Sahithyan's S3 — Computer Architecture

Pipeline Hazards

Situations preventing next instruction from executing in designated clock cycle. Causes the pipeline to stall.

\begin{equation} \nonumber \begin{split} \text{Pipeline CPI} = &\, \text{Ideal Pipeline CPI} \\ & + \text{Structural Stalls} \\ & + \text{Data Hazard Stalls} \\ & + \text{Control Stalls} \end{split} \end{equation}

3 types.

Structural hazard

When 2 different instructions require the same hardware resource(s) simultaneously.

Occurs primarily in special purpose functional units that are less frequently used (such as floating point divide or other complex long running instructions). Not a major performance factor, assuming programmers are aware of the lower throughput of these instructions.

One occurence is when both instruction fetch and data access need the same memory. Can be avoided in Harward architecture.

Data hazard

When an instruction depends on the result of the another instruction which are overlapped.

3 types.

Suppose when unpipelined, instruction $i$ runs before $j$ and both use the same register.

Read after write (RAW)
$j$ must read only after $i$ writes. Stall is required to resolve.
Write after read (WAR)
$j$ writes only after $i$ reads. Impossible in 5-stage pipeline. Occurs when instructions are reordered. Can be solved by renaming registers.
Write after write (WAW)
$j$ writes only after $i$ writes. Impossible in 5-stage pipeline. Occurs when instructions are reordered.

Register Half-Cycle Timing

A solution to data hazards by reading from registers only in the first half of a clock cycle, and writing to registers only in the second half of a clock cycle.

Forwarding

Aka. bypassing or short-circuiting. An alternate solution to data hazards. Sends a value directly from the pipeline stage that produces it (EX/MEM) to the stage that needs it, instead of waiting for the register write. This avoids many data-hazard stalls and keeps the pipeline moving.

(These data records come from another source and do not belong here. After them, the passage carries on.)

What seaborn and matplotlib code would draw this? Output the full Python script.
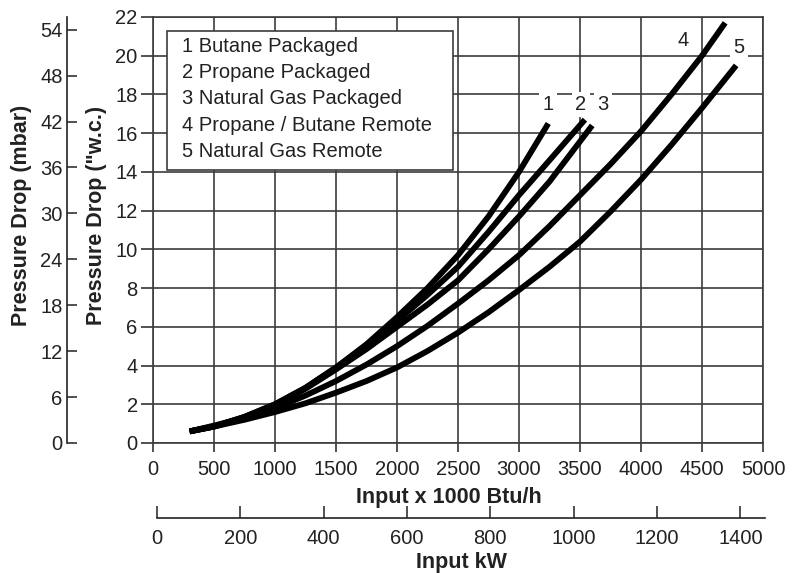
import matplotlib
matplotlib.use('Agg')
import matplotlib.pyplot as plt
import seaborn as sns
from matplotlib.patches import Rectangle

sns.set_style('ticks')
plt.rcParams['font.family'] = ['Liberation Sans', 'DejaVu Sans']

# curves: input (x 1000 Btu/h) vs pressure drop ("w.c.)
btu_1 = [300, 500, 750, 1000, 1250, 1500, 1750, 2000, 2250, 2500, 2750, 3000, 3240]
dp_1 = [0.6, 0.85, 1.35, 2.0, 2.85, 3.9, 5.1, 6.5, 8.0, 9.7, 11.7, 14.0, 16.5]
btu_2 = [300, 500, 750, 1000, 1250, 1500, 1750, 2000, 2250, 2500, 2750, 3000, 3250, 3540]
dp_2 = [0.6, 0.85, 1.35, 2.0, 2.85, 3.9, 5.0, 6.3, 7.65, 9.1, 10.9, 12.8, 14.6, 16.7]
btu_3 = [300, 500, 750, 1000, 1250, 1500, 1750, 2000, 2250, 2500, 2750, 3000, 3250, 3600]
dp_3 = [0.6, 0.85, 1.3, 1.95, 2.8, 3.8, 4.85, 6.0, 7.15, 8.4, 10.0, 11.7, 13.5, 16.4]
btu_4 = [300, 500, 750, 1000, 1250, 1500, 1750, 2000, 2250, 2500, 2750, 3000, 3250,
         3500, 3750, 4000, 4250, 4500, 4690]
dp_4 = [0.6, 0.9, 1.3, 1.8, 2.45, 3.2, 4.05, 5.0, 6.05, 7.2, 8.4, 9.7, 11.2,
        12.8, 14.4, 16.1, 18.0, 20.0, 21.7]
btu_5 = [300, 500, 750, 1000, 1250, 1500, 1750, 2000, 2250, 2500, 2750, 3000, 3250,
         3500, 3750, 4000, 4250, 4500, 4780]
dp_5 = [0.6, 0.85, 1.2, 1.6, 2.05, 2.6, 3.2, 3.9, 4.75, 5.7, 6.75, 7.9, 9.1,
        10.4, 11.95, 13.6, 15.4, 17.3, 19.5]

curve_names = ['1', '2', '3', '4', '5']
label_x = [3238, 3508, 3689, 4344, 4803]
label_y = [17.5, 17.5, 17.5, 20.8, 20.45]
legend_lines = ['1 Butane Packaged', '2 Propane Packaged', '3 Natural Gas Packaged',
                '4 Propane / Butane Remote', '5 Natural Gas Remote']

btu_ticks = list(range(0, 5001, 500))
wc_ticks = list(range(0, 23, 2))
mbar_ticks = list(range(0, 55, 6))
kw_ticks = list(range(0, 1401, 200))
mbar_per_wc = 2.53

ink = '#222222'
grid_c = '#3c3c3c'
fs = 14.5

fig = plt.figure(figsize=(7.93, 5.73), dpi=100)
ax = fig.add_axes([153 / 793, 130 / 573, 610 / 793, 426 / 573])

curves = [(btu_1, dp_1), (btu_2, dp_2), (btu_3, dp_3), (btu_4, dp_4), (btu_5, dp_5)]
for xs, ys in curves:
    sns.lineplot(x=xs, y=ys, ax=ax, color='black', linewidth=4.2, sort=False,
                 solid_capstyle='butt', solid_joinstyle='round', zorder=3)

for name, lx, ly in zip(curve_names, label_x, label_y):
    ax.text(lx, ly, name, fontsize=fs, color=ink, ha='center', va='center', zorder=2,
            bbox=dict(boxstyle='square,pad=0.15', fc='white', ec='none'))

ax.set_xlim(0, 5000)
ax.set_ylim(0, 22)
ax.set_xticks(btu_ticks)
ax.set_yticks(wc_ticks)
ax.grid(True, color=grid_c, linewidth=1.2)
for s in ax.spines.values():
    s.set_color(grid_c)
    s.set_linewidth(1.2)
ax.tick_params(axis='y', direction='out', length=9, width=1.1, color=ink,
               labelsize=fs, labelcolor=ink, pad=2)
ax.tick_params(axis='x', direction='out', length=6.5, width=1.1, color=ink,
               labelsize=fs, labelcolor=ink, pad=6)
ax.set_xlabel('Input x 1000 Btu/h', fontsize=15.5, fontweight='bold', color=ink)
ax.xaxis.set_label_coords(0.485, -0.103)
ax.set_ylabel('Pressure Drop ("w.c.)', fontsize=15.5, fontweight='bold', color=ink)
ax.yaxis.set_label_coords(-0.075, 0.535)

# legend box with plain text entries
ax.add_patch(Rectangle((0.023, 0.641), 0.469, 0.326, transform=ax.transAxes,
                       fc='white', ec=grid_c, lw=1.2, zorder=5))
for i, line in enumerate(legend_lines):
    ax.text(0.0475, 0.930 - i * 0.0612, line, transform=ax.transAxes, fontsize=fs,
            color=ink, ha='left', va='center', zorder=6)

# mbar axis on the far left
ax2 = ax.twinx()
ax2.set_ylim(0, 22 * mbar_per_wc)
ax2.set_yticks(mbar_ticks)
ax2.yaxis.set_ticks_position('left')
ax2.yaxis.set_label_position('left')
for side in ['right', 'top', 'bottom']:
    ax2.spines[side].set_visible(False)
ax2.spines['left'].set_position(('outward', 62))
ax2.spines['left'].set_color(ink)
ax2.spines['left'].set_linewidth(1.2)
ax2.tick_params(axis='y', direction='in', length=7, width=1.1, color=ink,
                labelsize=fs, labelcolor=ink, pad=3)
ax2.set_ylabel('Pressure Drop (mbar)', fontsize=15.5, fontweight='bold', color=ink)
ax2.yaxis.set_label_coords(-0.198, 0.535)

# kW axis below
axk = fig.add_axes([157 / 793, 55 / 573, 608 / 793, 0.001])
axk.set_xlim(0, 608 / 0.4167)
axk.set_xticks(kw_ticks)
axk.set_yticks([])
axk.patch.set_visible(False)
for side in ['left', 'right', 'top']:
    axk.spines[side].set_visible(False)
axk.spines['bottom'].set_color(ink)
axk.spines['bottom'].set_linewidth(1.2)
axk.tick_params(axis='x', direction='in', length=8.5, width=1.1, color=ink,
                labelsize=fs, labelcolor=ink, pad=8)
axk.set_xlabel('Input kW', fontsize=15.5, fontweight='bold', color=ink, labelpad=3)

fig.savefig('out.png', dpi=100)
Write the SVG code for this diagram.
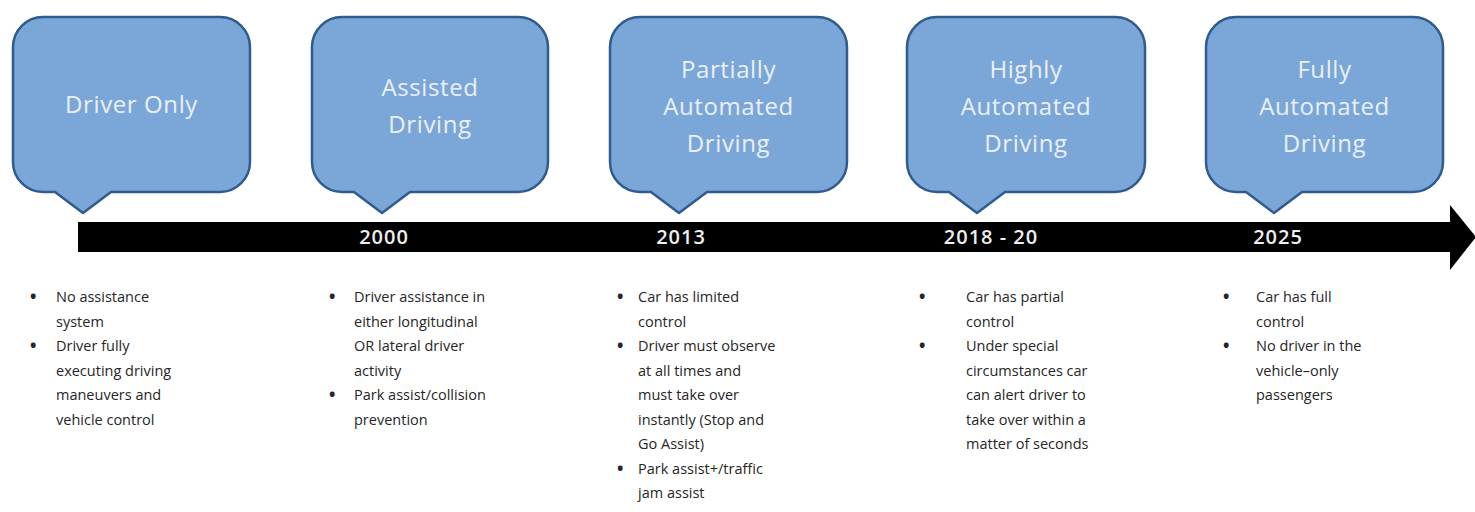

Solves most RAW hazards, but not all. Can’t handle data hazards, because reading from memory is much slower.

Control hazard

Aka. branch hazard. The next instruction depends on a branch/jump, and it’s not known yet. Cannot fetch the next instruction branch resolves.

Causes more performance loss compared to data hazards. 4 solutions are commonly used.

Taken branch

When a branch changes the PC to its target address. Otherwise untaken branch.

Freeze

Simplest scheme to handle branch hazards. The process of holding execution in the pipeline until the branch destination is known. Waits for 2 cycles per branch.

Implementation is simple in terms of hardware and software. Branch penalty is constant, cannot be lessened with software optimization.

Used when no predictions.

Flush

Speculatively fetches next instruction as it normally would. Discards the fetched instructions if they are not needed. Kind of similar to freeze.

Branch penalty is constant, cannot be lessened with software optimization.

Used when a misprediction is made (with any branch prediction policy).

Assume untaken

Treat all branches are untaken. Fetches next instruction placed sequentially. No branch penalty for untaken branches. If the branch is taken, 2 cycle branch penalty.

Processor state must remain unchanged until the actual branching outcome is known. If the prediction is wrong, the pipeline is flushed and restarted. Results in a 1 cycle penalty when the branch is taken.

More performant. Slightly more complex.

Assume taken

Treat all branches are taken. Requires an early adder and immediate decoder in ID. No branch penalty for taken branches. If the branch is not taken, 1 or 2 cycles branch penalty.

Delayed branch

Branch outcome is only known after the EX step. Delayed branch technique is used to run instruction(s) before the EX step, whether the branch is taken or not. Mostly a single instruction delay is used. If longer branch penalty is there, other techniques are used. Compiler is responsible for filling the delay slot with a useful instruction, or a nop.

Useful for short and simple pipelines. Implementation becomes too complex when dynamic branch prediction is there. Heavily used in early RISC-V processors; not anymore.